At the celebration of the McConnell Center at the University of Louisville, established by Senate Minority Leader Mitch McConnell, R-Ky., one of the most partisan figures in modern history, Supreme Court Justice Amy Coney Barrett told us that the nation’s highest court is not, in fact, partisan.
“My goal today is to convince you that this court is not comprised of a bunch of partisan hacks,” Barrett said, days after she voted with the majority in a decision to allow Texas’ restrictive abortion law to go into effect. That decision was one of naked partisanship, unmoored from the typical constraints of small matters such as the need to adhere to prior case law.
Let’s take a moment to consider the messenger of this sentiment and the host of this event.
This is the same Justice Barrett who was confirmed to the Supreme Court as early voting in the 2020 election had begun throughout the nation. The timing of her nomination and confirmation matters. When her mentor, Justice Antonin Scalia, passed away in February 2016, McConnell, then the Senate majority leader, said that the Supreme Court vacancy would not be filled until after the presidential election in 10 months. The same McConnell ushered through Barrett’s nomination mere weeks before the 2020 election. McConnell is probably the last member of the human race a Supreme Court justice would want to share a stage with if she were serious about demonstrating that the court isn’t partisan.
Imagine former President Bill Clinton asking former White House intern Monica Lewinsky to introduce him for a speech about how people in positions of power should beware of creating sexually inappropriate work environments.

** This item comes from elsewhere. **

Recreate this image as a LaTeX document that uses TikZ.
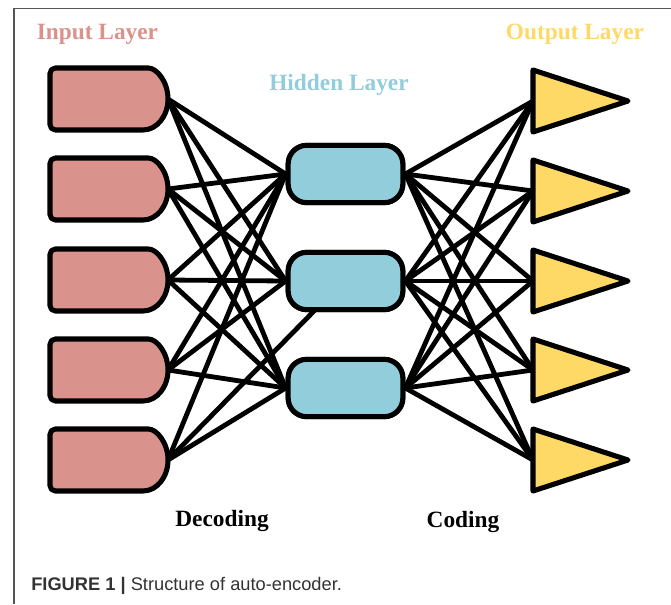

But Barrett found a fellow traveler waiting to embrace her judge-as-a-neutral-arbiter worldview: her liberal colleague, Justice Stephen Breyer. Barrett and Breyer may have different legal philosophies and political ideologies (two separate things, to be sure), but they’re currently united in their need to convince the public that they are not merely politicians with robes.
Barrett is the junior member of the conservative wing of the court, while Breyer is the senior member of the liberal wing. But for both of them, their reputations, their legacies and their ability to justify their own decisions hinge on the fiction of a neutral court.
Barrett must show us why her appointment as a Supreme Court justice — her nomination and confirmation — are not forever tinged with illegitimacy. Breyer must show why his desire to stay on the bench as long as he wants to is not supremely ill-advised.
There is a reason that “Breyer must retire” is a liberal rallying cry. If President Joe Biden is unable to fill his seat prior to the midterm elections, particularly when Democrats might lose their slimmest of majorities in the Senate, that could solidify a 7-to-2 conservative majority of the court for decades to come. So Breyer must tell us that not everything about the court is partisan in order to justify his own decision to hang on past the time when he should.
Sometimes people in positions of power make remarks that are so devoid of self-awareness that one wonders if the person has encountered a mirror. Sometimes people in positions of power make comments that strain the bounds of common sense and make us wonder if up is really above us, and down below. Other times, people in positions of power say things that reek of shameless justification for their positions. Barrett's and Breyer’s remarks may be examples of all three.
But let’s back up for a moment. The federal judicial branch is, in fact, not comprised of partisan hacks. In many cases, we have exactly what Chief Justice Roberts says we have, not “Obama judges or Trump Judges,” but rather “an extraordinary group of dedicated judges doing their level best to do equal right to those appearing before them.” There are hundreds of members of the federal judiciary. These are hardworking public servants who go to work every day to fairly apply the facts of cases to the law. Many of these judges do not encounter the same type of difficult legal questions that touch on both hot-button political and societal issues that Supreme Court justices do.
Presidents, the public and the nominees all know that Supreme Court justices will eventually confront the most controversial issues we face in society — abortion rights, gun control, equal rights, voting rights and religious freedom, to name just a few. There is no use in pretending that a “neutral” application of the law gives us the answers to these questions. That is why we fight so hard about the composition of the court. The views of those on the highest court matters, and sometimes, depending on the justice and the case, their views are more heavily grounded in political than legal analysis.
The thing that unites Barrett, at the beginning of her career on the Supreme Court, and Breyer, at the end of his, is their awe-inspiring self-validation in the form of trumpeting a judicial neutrality that does not always exist.